Most people understand that when a person has profited from criminal activity, the government can take steps to deprive that person of the illicit profits. But few understand that, through a practice called civil asset forfeiture, law enforcement can permanently take property they believe to be involved in criminal activity without ever having to prove anyone guilty of a crime, or even file charges.
In Illinois, from 2005 through 2015, law enforcement extracted over $300 million from Illinois residents—a figure that is almost certainly very conservative, because reporting standards around civil asset forfeiture range from lax to nonexistent. Under state law, nearly all the property taken through forfeiture is funneled directly back into the coffers of the same police departments and prosecutors who seized it, creating a strong incentive to use asset forfeiture as a profit center.
A person whose property is seized by the police has few tools to fight back in the courts, even if she is innocent of any wrongdoing. The owner must pay a “cost bond” equal to 10% of the seized property’s value, on top of court filing fees, just for the privilege of arguing for the return of the property. Even an indigent person will never be appointed a lawyer. And unlike a criminal defendant, the property owner in a forfeiture case enjoys no presumption of innocence; in the event that the matter goes to trial, the deck is stacked in favor of the government through unconscionably low evidentiary and procedural standards, ensuring that the owner will rarely prevail.
Automobiles are a particularly ripe target for forfeiture, because of their high value and the ease with which the government can argue that a vehicle was “used” in committing a crime, even a minor offense like possession of a small amount of drugs. Vehicle seizures can be particularly disruptive to people’s lives, since losing the use of one’s car for weeks or months at a time can render a person unable to keep a job or attend school, obtain medical or child care, or even to attend court proceedings to try to reclaim the seized property.
While representatives of law enforcement insist that they use asset forfeiture judiciously and only as a tool to “take the money out of drugs” or for other reasons ostensibly related to protecting safety, the vast majority of the people who populate Illinois’ forfeiture courtrooms are not alleged to be drug kingpins or serious criminals; in fact, few can even afford legal representation.
Very frequently the innocent parents or grandparents of a young person who is alleged to have violated the law find themselves fighting an uphill battle with the government to reclaim a seized vehicle.

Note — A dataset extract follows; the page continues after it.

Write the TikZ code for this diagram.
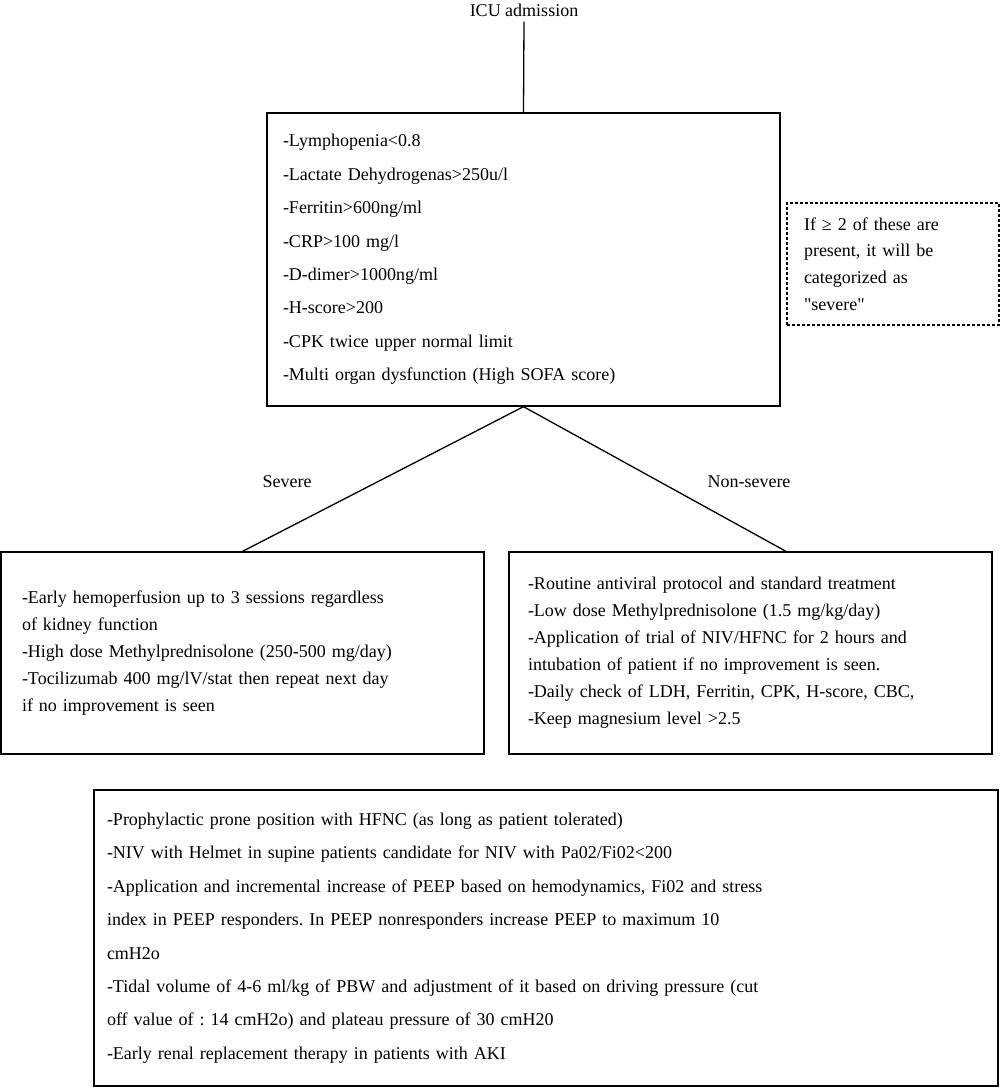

Other forfeiture cases involve seizures of modest amounts of cash, even as little as a few hundred dollars or less. It should not be surprising that the high cost of trying to reclaim seized property, and the low odds of succeeding, mean that many owners decide quite rationally that it is not worth the effort.
The Illinois General Assembly should follow the lead of numerous other state legislatures that have recently overhauled their forfeiture laws. Illinoisans’ property should never be forfeited without a criminal conviction (According to a recent poll by the Illinois Policy Institute, 89% of voters agree). Furthermore, innocent owners should no longer be required to walk a legal maze in order to prove their innocence; rather, the government should bear the burden of justifying the forfeiture. There needs to be greater transparency around how much property the government takes through forfeiture, and how it uses the proceeds. Finally, the legislature must remove the incentives which encourage law enforcement agencies to maximize the use of forfeiture for their own financial benefit.
Enacting these common-sense reforms would help ensure that asset forfeiture is used only as necessary for legitimate law enforcement purposes, and never as an instrument of “policing for profit.”